§ **Short task**: For the entries below, copy exactly the line that contains "Write a Python" through the line that contains "import pandas as pd", both ends included, and exclude all pictures.

[Entries with chart source code]
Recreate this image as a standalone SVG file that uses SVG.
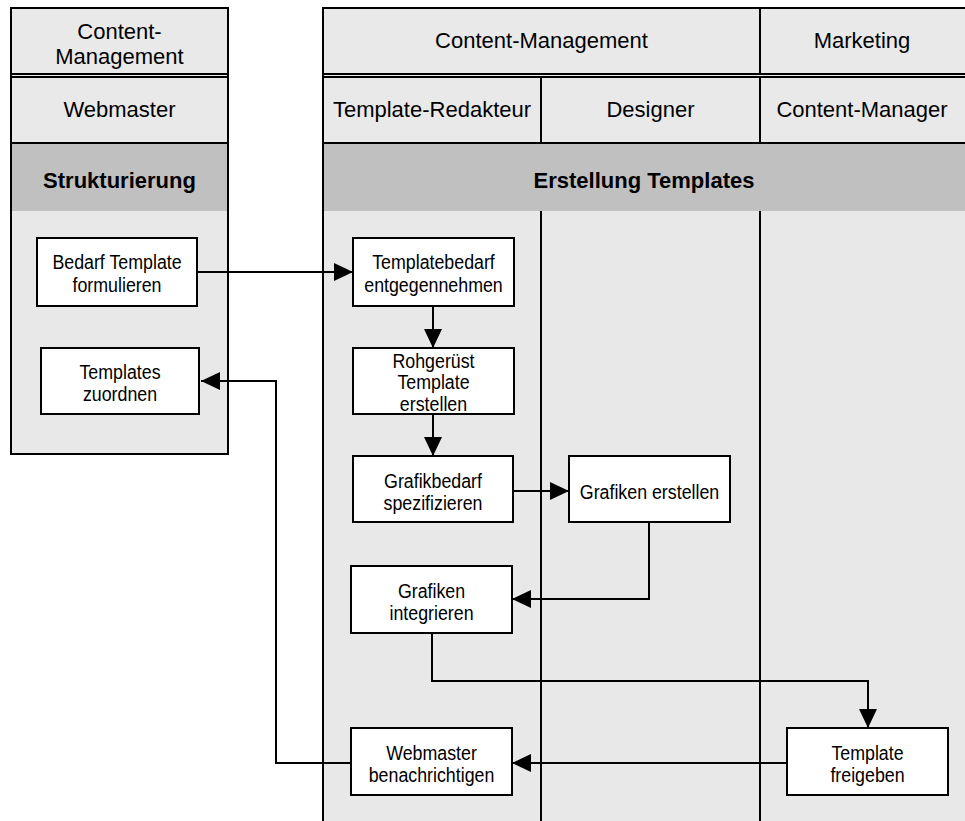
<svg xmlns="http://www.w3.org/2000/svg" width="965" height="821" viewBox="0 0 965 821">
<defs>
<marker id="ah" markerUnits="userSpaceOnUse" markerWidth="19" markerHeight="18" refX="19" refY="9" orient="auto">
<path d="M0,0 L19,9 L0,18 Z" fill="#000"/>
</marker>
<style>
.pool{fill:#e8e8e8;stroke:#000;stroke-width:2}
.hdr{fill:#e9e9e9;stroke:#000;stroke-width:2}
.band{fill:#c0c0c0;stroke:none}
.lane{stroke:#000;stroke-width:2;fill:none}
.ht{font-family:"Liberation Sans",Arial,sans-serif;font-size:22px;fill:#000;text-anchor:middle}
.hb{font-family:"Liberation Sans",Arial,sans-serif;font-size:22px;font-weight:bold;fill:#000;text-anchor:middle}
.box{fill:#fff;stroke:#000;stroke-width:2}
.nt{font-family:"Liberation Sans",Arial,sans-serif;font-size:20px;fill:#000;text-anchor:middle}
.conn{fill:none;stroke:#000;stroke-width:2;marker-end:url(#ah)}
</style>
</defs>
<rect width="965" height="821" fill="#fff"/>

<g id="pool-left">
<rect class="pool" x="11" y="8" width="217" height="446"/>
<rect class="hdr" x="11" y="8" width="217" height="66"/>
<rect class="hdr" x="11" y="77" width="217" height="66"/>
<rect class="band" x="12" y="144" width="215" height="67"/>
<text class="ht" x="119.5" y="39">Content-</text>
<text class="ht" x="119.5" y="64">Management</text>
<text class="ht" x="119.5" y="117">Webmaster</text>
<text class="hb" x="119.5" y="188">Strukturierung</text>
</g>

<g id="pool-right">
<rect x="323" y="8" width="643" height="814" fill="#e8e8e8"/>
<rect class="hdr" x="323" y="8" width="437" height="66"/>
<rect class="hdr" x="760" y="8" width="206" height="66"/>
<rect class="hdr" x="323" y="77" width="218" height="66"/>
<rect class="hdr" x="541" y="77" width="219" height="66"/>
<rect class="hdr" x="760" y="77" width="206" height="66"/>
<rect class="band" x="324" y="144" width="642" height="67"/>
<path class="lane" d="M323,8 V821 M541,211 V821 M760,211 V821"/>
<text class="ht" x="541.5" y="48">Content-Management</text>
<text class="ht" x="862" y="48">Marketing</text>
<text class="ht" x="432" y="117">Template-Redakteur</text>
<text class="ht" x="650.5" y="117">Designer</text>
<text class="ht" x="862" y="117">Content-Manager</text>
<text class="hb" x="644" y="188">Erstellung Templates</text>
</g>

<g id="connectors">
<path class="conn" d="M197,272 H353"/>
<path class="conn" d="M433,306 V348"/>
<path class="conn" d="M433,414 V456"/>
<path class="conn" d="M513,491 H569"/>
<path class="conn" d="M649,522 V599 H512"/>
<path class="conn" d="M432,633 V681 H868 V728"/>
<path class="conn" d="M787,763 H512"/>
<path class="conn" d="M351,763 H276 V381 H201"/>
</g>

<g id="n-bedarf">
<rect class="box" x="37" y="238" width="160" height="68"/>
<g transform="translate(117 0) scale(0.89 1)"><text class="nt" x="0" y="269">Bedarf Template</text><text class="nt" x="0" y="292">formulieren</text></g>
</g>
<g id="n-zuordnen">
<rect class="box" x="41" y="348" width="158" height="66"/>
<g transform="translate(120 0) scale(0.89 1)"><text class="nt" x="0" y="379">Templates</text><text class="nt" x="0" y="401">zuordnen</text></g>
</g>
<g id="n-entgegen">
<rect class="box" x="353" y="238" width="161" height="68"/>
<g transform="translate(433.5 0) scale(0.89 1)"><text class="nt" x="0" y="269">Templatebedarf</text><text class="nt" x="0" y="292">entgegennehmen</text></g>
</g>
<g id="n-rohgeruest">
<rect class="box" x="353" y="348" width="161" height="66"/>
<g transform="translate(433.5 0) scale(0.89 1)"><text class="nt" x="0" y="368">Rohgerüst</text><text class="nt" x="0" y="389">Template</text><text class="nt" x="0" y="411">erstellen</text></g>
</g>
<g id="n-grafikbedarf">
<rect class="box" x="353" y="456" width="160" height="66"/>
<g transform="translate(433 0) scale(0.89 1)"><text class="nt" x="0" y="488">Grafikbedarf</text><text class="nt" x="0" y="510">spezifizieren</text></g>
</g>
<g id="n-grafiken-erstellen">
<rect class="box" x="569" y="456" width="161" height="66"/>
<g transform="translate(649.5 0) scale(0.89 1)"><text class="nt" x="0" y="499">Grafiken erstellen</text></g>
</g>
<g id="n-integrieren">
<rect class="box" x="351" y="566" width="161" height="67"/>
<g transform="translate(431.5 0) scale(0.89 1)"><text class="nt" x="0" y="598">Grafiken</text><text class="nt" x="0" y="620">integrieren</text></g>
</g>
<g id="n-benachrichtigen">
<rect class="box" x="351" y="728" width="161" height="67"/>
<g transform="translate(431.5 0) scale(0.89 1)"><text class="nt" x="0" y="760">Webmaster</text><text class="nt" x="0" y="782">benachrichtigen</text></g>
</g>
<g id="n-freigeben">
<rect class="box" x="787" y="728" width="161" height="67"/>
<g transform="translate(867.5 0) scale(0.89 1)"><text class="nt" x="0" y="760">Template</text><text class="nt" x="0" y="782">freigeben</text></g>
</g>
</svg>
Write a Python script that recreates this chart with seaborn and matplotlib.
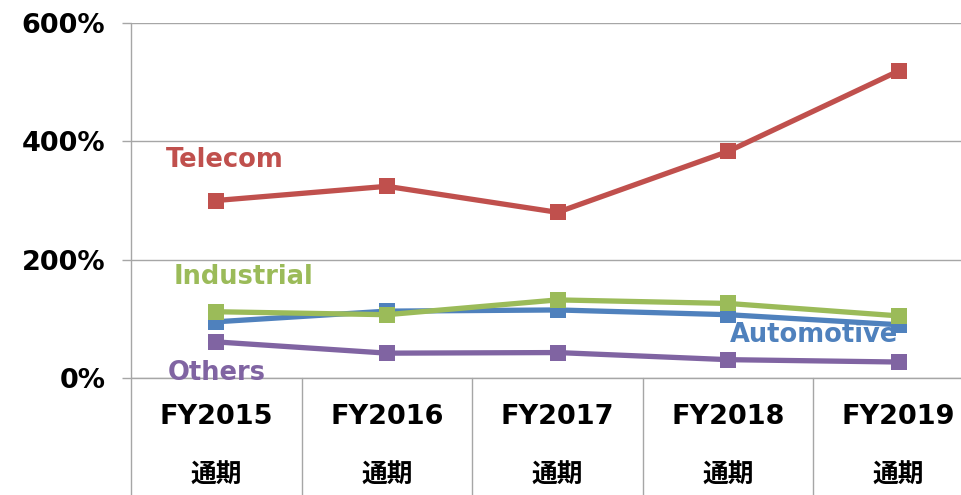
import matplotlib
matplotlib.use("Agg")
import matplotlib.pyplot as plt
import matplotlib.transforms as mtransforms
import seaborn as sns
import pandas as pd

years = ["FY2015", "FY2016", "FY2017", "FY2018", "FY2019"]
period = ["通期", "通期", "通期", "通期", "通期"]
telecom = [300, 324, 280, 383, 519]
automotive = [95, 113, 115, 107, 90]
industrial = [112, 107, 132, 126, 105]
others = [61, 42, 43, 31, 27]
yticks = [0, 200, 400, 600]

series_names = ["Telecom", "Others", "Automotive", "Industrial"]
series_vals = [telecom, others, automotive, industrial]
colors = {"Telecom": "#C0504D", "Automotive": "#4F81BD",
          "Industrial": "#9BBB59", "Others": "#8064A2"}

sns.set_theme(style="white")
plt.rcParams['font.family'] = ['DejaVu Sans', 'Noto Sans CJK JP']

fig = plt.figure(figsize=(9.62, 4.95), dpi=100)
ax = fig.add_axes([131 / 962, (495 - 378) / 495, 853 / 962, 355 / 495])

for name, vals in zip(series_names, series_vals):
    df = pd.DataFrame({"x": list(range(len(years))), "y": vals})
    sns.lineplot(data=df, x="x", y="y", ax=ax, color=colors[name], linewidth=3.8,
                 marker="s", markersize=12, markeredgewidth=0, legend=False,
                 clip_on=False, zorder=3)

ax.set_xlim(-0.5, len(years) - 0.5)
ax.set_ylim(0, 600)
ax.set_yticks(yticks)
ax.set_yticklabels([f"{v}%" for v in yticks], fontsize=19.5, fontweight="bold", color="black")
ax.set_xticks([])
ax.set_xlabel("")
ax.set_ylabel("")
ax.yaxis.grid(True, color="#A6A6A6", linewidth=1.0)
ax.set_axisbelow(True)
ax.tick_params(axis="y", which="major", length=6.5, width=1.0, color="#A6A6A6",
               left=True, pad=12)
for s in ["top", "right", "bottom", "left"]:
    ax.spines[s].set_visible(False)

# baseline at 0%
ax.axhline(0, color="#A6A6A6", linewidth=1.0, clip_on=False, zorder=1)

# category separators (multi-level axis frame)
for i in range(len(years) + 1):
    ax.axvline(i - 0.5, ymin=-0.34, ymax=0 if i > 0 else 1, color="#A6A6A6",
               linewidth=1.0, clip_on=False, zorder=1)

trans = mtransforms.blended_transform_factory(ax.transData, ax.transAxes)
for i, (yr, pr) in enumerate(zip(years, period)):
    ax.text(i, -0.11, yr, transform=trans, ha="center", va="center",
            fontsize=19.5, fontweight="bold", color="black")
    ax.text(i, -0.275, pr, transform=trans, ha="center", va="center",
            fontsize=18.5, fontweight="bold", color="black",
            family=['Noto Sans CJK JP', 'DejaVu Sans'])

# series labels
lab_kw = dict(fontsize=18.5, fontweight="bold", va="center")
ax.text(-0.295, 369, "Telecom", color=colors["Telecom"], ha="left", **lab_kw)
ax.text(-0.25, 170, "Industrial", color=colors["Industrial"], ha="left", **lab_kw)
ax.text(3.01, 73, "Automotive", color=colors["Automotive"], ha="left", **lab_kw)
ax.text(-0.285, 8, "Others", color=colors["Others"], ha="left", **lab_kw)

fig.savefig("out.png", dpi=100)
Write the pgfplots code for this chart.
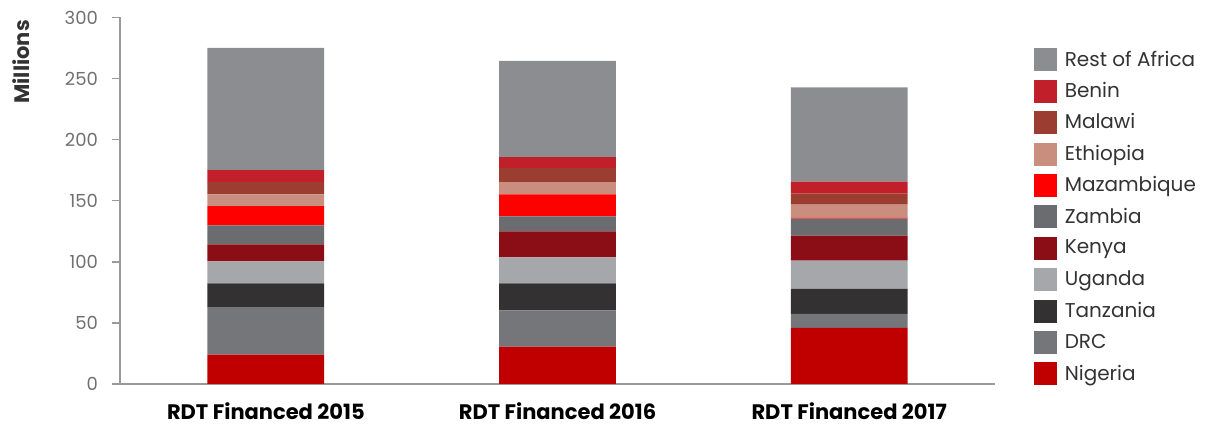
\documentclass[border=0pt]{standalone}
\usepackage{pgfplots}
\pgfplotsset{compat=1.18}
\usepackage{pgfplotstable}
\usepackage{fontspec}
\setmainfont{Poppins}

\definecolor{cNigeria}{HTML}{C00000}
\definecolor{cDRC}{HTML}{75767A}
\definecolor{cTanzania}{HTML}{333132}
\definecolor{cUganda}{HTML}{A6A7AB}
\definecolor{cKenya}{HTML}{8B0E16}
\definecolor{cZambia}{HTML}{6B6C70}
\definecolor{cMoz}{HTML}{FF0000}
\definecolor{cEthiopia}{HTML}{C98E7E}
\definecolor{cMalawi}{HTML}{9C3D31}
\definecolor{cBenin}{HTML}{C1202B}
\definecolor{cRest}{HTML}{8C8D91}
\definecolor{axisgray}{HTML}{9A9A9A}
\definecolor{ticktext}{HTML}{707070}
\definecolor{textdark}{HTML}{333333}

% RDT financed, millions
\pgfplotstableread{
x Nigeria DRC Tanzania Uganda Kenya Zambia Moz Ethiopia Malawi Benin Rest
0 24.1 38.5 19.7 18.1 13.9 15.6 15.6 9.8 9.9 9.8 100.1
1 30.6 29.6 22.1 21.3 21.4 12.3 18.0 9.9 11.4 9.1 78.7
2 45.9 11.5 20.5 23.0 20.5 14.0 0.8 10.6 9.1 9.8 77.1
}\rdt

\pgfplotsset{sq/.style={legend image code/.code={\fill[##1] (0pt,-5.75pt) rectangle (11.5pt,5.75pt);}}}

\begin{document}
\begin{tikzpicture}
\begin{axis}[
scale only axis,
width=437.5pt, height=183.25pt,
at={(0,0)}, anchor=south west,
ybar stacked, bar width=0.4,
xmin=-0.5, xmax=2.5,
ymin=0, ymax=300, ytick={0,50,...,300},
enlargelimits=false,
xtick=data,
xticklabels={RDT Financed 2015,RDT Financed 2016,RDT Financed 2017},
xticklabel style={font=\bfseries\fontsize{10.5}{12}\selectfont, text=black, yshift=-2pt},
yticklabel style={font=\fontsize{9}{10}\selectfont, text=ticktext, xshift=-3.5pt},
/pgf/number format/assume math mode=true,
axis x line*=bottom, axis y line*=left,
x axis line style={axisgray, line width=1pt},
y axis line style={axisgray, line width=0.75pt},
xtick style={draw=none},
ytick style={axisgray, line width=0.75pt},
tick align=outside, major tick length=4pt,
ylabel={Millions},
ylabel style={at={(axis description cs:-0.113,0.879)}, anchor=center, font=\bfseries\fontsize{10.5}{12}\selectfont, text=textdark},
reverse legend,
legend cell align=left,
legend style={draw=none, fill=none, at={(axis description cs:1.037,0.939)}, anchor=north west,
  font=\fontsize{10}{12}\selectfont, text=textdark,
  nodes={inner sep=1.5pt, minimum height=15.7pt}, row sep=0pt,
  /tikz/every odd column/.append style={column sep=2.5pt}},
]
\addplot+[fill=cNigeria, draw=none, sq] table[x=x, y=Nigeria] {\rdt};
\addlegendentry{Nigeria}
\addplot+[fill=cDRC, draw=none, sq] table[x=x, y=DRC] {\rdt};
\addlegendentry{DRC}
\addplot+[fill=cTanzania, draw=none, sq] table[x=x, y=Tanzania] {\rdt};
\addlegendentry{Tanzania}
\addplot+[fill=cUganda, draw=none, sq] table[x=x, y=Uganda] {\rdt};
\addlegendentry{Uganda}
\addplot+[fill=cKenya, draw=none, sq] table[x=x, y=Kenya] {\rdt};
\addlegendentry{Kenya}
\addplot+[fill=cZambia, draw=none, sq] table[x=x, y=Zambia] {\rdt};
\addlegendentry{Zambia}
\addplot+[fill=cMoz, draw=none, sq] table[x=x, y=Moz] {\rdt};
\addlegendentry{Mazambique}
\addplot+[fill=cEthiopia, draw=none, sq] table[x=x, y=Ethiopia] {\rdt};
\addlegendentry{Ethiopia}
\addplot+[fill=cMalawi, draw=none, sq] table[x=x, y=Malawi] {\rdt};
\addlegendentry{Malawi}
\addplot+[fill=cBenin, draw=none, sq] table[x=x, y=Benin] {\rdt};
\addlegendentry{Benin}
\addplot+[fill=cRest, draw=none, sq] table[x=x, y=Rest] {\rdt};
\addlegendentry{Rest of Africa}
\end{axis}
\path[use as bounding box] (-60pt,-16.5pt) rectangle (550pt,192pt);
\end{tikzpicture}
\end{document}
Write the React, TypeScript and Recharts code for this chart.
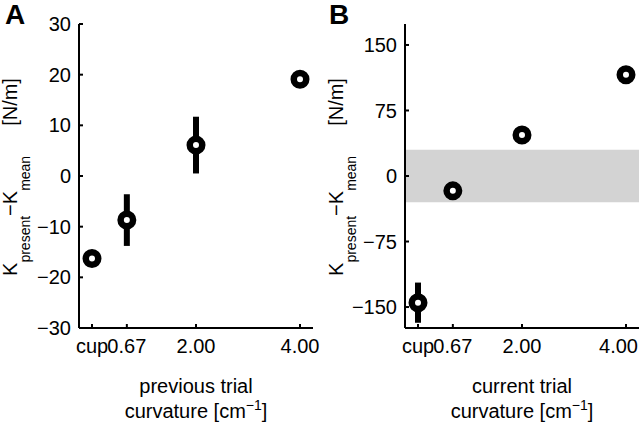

§ **Expected answer**:
Write a Python script that recreates this chart with seaborn and matplotlib.
import matplotlib
matplotlib.use("Agg")
import matplotlib.pyplot as plt
import matplotlib.transforms as mtransforms
import seaborn as sns
import pandas as pd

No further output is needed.